Deuxièmement, les chiffres de projection démographique fournis par le Bureau du Plan indiquent que l’on sera confronté à une ville plus duale qu’aujourd’hui avec le risque de voir les recettes fiscales en chute libre et les besoins financiers en hausse constante du fait d’une demande accrue en termes de politiques sociales et de services. Ceci justifie d’ailleurs aux yeux des pouvoirs publics, tant locaux que régionaux, la mise en œuvre de politiques visant à attirer des ménages plus aisés sur le territoire. Si cette approche permet certes d’augmenter les recettes fiscales, elle ne sera pas sans conséquence sur le marché immobilier où elle ne fera qu’accentuer encore la hausse des prix déjà en cours et les difficultés rencontrées par les ménages économiquement plus faibles.
Des mondes parallèles
Quelles réponses les pouvoirs publics pourront-ils ou voudront-ils apporter à ces défis ? Afin de tenter de répondre à cette question, nous avons voulu, dans ce dossier, mettre en regard la situation vécue par une partie grandissante de la population des quartiers centraux de la ville avec une série de politiques mises en œuvre par les pouvoirs publics tant régionaux que communaux.
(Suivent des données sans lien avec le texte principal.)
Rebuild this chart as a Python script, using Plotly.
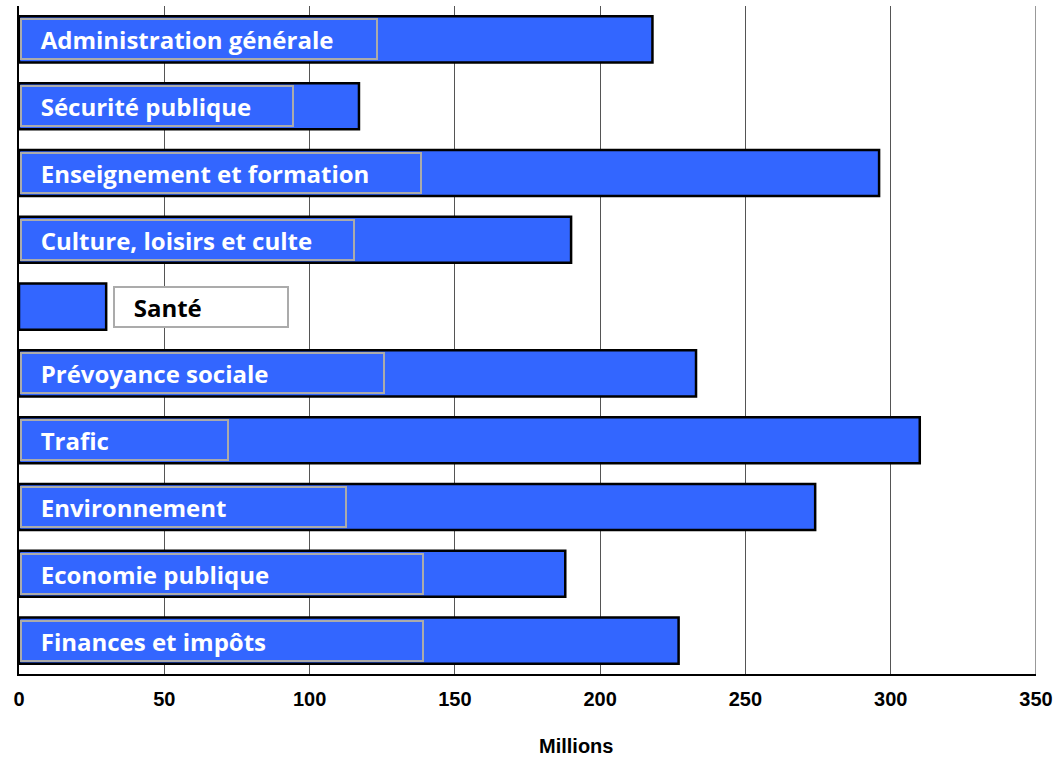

Les 38 000 ménages inscrits sur la liste d’attente pour obtenir un logement social ne sont en fait que la partie apparente du problème. Logements insalubres, sur-occupation, endette-ment, expulsions,... les situations individuelles vécues au quotidien par un nombre croissant de ménages bruxellois sont peut-être bien moins médiatisées, mais elles n’en sont pour autant pas moins interpellantes. Comme le montre le témoignage du service d’aide au logement de la « maison de Quartier Bonnevie » (voir Maison de quartier Bonnevie : témoignages), les demandes d’aide des ménages en détresse sont en hausse constante, alors que la situation générale du secteur ne leur donne en réalité quasi aucune perspective pour sortir des difficultés auxquelles ils sont confrontés.
Face à cela, les politiques publiques actuellement menées ainsi que les pratiques observées sur le terrain posent question à plus d’un égard.
D’une part, elles se construisent manifestement au gré des chiffres et d’analyses macro, focalisées sur des perspectives à 20 ans comme dans les discussions en cours autour du futur PRDD (Plan Régional de Développement Durable). Elles donnent lieu à toute une série de débats idéologiques où les concepts tels que la densification, la mixité ou la cohésion sociale, la planification urbaine, la revitalisation, l’aire métropolitaine,... semblent avoir pour fonction principale de masquer la réalité et les besoins des gens.
D’autre part, une série d’acteurs du secteur ne semblent pas encore tout à fait débarrassés des pratiques opportunistes du passé. Comme le montre la récente étude du « Rassemblement Bruxelles pour le Droit à l’Habitat » (RBDH – voir Logements communaux : attribution et gestion locative) sur les logements détenus par les communes et les CPAS, certains d’entre eux mettent en place des règlements d’attribution de logements ou de gestion de leur parc immobilier largement motivés par le souci de maximaliser leurs recettes locatives et fiscales, laissant de côté les préoccupations sociales que nous abordons dans ce dossier.
Et pourtant…
Chacun rêve, de manière bien légitime, à obtenir sa place au soleil. Et pour un nombre croissant d’entre nous, cela se résume de plus en plus souvent à simplement pouvoir bénéficier d’un logement décent et adapté à ses besoins. Quand à savoir si ce logement sera, selon la formule consacrée, « abordable », la question semble malheureusement de plus en plus souvent reléguée au second plan, les loyers bruxellois ne l’étant plus depuis belle lurette.
Thierry Kuyken
[1] Contre encore 8% il y a une dizaine d’années environ.
[2] Rétro-actes
2002 : A. Hutchinson, Secrétaire d’État au Logement (1999-2004), annonce la création d’une société de logement régionale. Objectif : 6 000 à 7 000 nouveaux logements publics endéans les 3 ans et 25% du parc locatif de chaque commune = des logements sociaux dans 10 ans.
2005 : A. Hutchinson annonce le « Plan Logement ». Objectif : 5 000 logements en 5 ans (3 500 sociaux et 1 500 moyens).
Fin 2011 (soit presque 10 ans plus
tard), un bilan plus que mitigé : 482 logements construits (387 sociaux et 95 moyens) et 798 logements en chantier (563 sociaux et 235 moyens).
[3] L’Ordonnance du 9 septembre 1993 fixera, entre autres choses, des critères d’attribution des logements sociaux plus strictes que par le passé. Les ordonnances ultérieures vont aller dans le même sens en réformant le système d’inscription des candidats et en fixant des critères de priorités pour favoriser les ménages les plus démunis.